FFR dan Dampaknya terhadap Nilai Tukar Rupiah
Dolar AS (DXY) terhadap mata uang dunia tetap kuat, bergerak di kisaran 107 hingga 109, dan pergerakannya sulit diprediksi. Kondisi ini memberikan tekanan pada nilai tukar Rupiah. Meskipun demikian, BI memastikan tetap berada di pasar untuk melakukan intervensi, baik di pasar spot maupun domestic non-deliverable forward (DNDF), guna menjaga stabilitas Rupiah. "Ukurannya stabilnya (rupiah) seperti apa? Ukurannya stabil itu setara atau sejalan dengan mata uang negara-negara berkembang yang menjadi peer group kita. Ada China, Korea, Malaysia, Thailand, India, dan Singapura. Setaranya di situ," ujar Perry Warjiyo menjelaskan standar kestabilan Rupiah.
BI berkomitmen untuk terus berada di pasar guna menjaga stabilitas nilai tukar Rupiah di tengah gejolak global. Faktanya, nilai tukar Rupiah terhadap dolar AS pada Februari 2025 (hingga 18 Februari 2025) bahkan menguat sebesar 0,15 persen point to point (ptp) dibandingkan dengan level nilai tukar akhir Januari 2024. Keberhasilan ini merupakan hasil dari strategi BI dalam menjaga stabilitas nilai tukar Rupiah.
BI secara konsisten memantau dan merespon berbagai dinamika global, termasuk kebijakan-kebijakan ekonomi internasional. "Itu berkaitan bagaimana Bank Indonesia menjaga stabilitas nilai tukar sekaligus menjawab pengaruh dari dampak rambatan dan dinamika global baik di ekonomi maupun pasar keuangan. Tentu saja setiap minggu kami update terus perubahan-perubahan kebijakan Presiden AS Donald Trump seperti tarif impor (bagaimana pengaruhnya bagi Indonesia) itu yang terus kita lakukan," tambah Perry Warjiyo menjelaskan komitmen BI dalam menghadapi dinamika global.

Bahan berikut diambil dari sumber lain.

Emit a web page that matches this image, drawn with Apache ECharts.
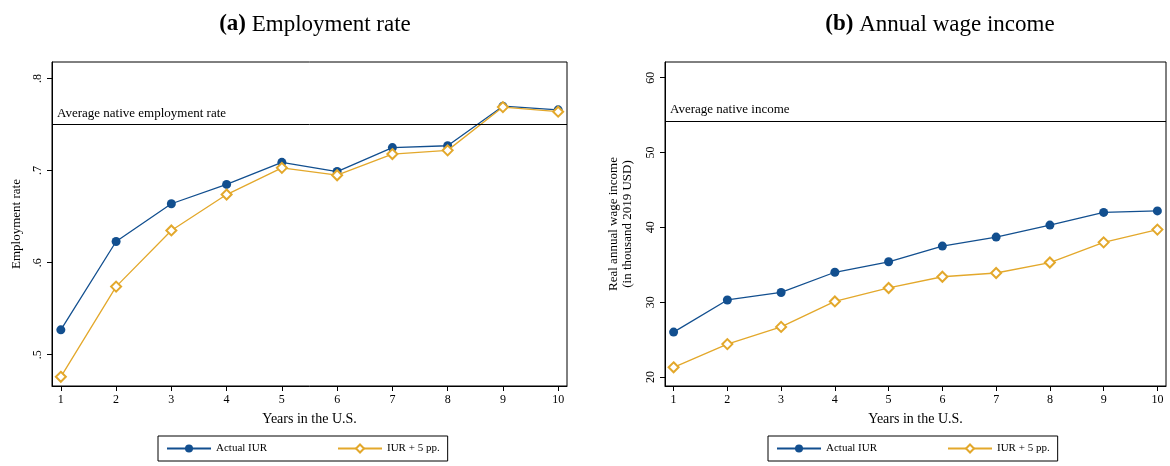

Langkah BI Menjaga Stabilitas Rupiah
BI telah menunjukkan komitmen yang kuat dalam menjaga stabilitas nilai tukar Rupiah. Intervensi di pasar spot dan DNDF menjadi strategi utama dalam menghadapi tekanan eksternal. Perbandingan dengan mata uang negara-negara berkembang sejawat menjadi acuan dalam mengukur kestabilan Rupiah. Pemantauan dan respon terhadap dinamika global, termasuk kebijakan ekonomi internasional, juga menjadi bagian penting dari strategi BI.
Dengan prediksi penurunan FFR yang terbatas dan langkah-langkah yang diambil BI, diharapkan nilai tukar Rupiah dapat tetap stabil di tengah ketidakpastian ekonomi global. BI terus memantau perkembangan ekonomi global dan siap mengambil langkah-langkah yang diperlukan untuk menjaga stabilitas sistem keuangan domestik.
Kesimpulannya, meskipun terdapat tantangan dari eksternal seperti prediksi penurunan FFR dan kekuatan dolar AS, Bank Indonesia telah menunjukkan kemampuannya dalam menjaga stabilitas nilai tukar Rupiah. Hal ini dicapai melalui intervensi pasar yang tepat dan pemantauan yang cermat terhadap dinamika ekonomi global.